Written exercise — Please quote exactly the opening lines of the data, from the first line to the one where "XAxis, YAxis, ReferenceArea" appears.

Source excerpt —
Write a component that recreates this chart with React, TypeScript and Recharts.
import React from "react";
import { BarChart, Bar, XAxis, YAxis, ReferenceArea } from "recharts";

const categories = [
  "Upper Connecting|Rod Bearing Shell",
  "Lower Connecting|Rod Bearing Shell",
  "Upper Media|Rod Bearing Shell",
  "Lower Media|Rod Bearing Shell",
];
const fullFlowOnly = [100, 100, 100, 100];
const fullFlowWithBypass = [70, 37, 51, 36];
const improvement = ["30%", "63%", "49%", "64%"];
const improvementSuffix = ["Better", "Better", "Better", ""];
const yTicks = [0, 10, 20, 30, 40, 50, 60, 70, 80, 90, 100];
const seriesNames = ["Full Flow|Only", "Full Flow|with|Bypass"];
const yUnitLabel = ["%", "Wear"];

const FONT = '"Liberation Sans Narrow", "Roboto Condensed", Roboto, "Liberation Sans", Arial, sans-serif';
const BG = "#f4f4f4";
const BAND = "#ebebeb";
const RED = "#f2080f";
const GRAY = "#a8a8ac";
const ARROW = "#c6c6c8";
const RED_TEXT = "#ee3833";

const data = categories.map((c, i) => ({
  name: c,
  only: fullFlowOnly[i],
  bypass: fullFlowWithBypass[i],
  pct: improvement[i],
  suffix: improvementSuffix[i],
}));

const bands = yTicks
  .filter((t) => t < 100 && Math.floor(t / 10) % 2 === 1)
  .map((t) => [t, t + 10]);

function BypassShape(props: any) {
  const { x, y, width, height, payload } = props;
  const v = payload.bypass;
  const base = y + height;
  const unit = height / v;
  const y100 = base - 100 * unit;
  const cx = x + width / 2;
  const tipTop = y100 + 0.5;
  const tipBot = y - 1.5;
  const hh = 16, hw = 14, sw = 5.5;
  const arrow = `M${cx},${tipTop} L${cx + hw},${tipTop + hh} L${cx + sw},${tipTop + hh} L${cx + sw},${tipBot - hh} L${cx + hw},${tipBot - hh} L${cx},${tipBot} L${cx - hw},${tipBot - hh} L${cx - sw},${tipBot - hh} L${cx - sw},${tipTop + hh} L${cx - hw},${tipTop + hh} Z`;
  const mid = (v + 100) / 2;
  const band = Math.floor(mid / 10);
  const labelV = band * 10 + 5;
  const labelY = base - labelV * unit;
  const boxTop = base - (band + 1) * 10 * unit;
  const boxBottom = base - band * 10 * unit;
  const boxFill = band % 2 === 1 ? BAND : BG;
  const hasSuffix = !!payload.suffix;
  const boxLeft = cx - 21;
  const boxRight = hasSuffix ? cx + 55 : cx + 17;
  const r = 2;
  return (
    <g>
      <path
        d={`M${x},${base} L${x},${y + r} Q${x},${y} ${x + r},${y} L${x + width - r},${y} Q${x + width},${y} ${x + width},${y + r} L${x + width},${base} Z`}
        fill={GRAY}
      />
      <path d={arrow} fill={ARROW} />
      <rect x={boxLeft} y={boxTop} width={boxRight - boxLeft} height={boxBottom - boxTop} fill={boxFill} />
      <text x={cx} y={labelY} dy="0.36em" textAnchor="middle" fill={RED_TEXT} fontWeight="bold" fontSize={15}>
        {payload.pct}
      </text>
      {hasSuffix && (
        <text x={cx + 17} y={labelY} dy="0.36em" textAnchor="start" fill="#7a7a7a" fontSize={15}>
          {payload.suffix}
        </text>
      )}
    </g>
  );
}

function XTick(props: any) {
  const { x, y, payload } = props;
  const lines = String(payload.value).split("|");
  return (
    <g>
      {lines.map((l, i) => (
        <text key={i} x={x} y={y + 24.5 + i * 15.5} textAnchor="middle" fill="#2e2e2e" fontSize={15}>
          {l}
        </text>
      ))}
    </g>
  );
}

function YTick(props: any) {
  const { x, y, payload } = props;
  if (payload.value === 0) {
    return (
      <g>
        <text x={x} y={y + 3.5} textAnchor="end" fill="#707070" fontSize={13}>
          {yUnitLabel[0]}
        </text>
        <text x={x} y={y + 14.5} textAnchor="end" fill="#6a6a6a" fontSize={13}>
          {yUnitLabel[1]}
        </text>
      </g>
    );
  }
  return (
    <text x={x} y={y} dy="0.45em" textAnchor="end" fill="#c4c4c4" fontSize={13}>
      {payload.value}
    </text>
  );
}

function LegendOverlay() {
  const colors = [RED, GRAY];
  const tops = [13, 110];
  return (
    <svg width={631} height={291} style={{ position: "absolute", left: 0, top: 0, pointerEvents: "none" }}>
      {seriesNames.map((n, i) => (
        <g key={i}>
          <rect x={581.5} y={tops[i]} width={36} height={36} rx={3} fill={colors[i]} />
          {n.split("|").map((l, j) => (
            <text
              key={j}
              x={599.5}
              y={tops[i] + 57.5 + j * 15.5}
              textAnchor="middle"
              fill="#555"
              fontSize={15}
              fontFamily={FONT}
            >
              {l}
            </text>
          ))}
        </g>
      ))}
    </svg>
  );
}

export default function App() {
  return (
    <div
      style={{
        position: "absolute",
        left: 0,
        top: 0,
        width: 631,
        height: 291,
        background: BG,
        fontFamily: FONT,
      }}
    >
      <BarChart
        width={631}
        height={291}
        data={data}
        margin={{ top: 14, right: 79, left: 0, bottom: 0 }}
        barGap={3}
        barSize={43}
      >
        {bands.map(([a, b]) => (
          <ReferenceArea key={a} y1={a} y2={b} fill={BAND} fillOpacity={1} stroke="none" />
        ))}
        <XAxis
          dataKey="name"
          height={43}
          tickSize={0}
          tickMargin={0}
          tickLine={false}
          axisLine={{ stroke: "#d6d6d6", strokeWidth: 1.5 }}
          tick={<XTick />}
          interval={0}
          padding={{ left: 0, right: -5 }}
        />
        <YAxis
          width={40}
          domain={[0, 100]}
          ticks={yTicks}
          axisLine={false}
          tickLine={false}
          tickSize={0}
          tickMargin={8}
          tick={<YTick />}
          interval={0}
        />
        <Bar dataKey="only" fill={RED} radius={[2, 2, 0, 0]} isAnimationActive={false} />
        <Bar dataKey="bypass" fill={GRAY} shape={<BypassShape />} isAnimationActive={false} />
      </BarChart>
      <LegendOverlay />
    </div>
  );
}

Solution for this problem —
Write a component that recreates this chart with React, TypeScript and Recharts.
import React from "react";
import { BarChart, Bar, XAxis, YAxis, ReferenceArea } from "recharts";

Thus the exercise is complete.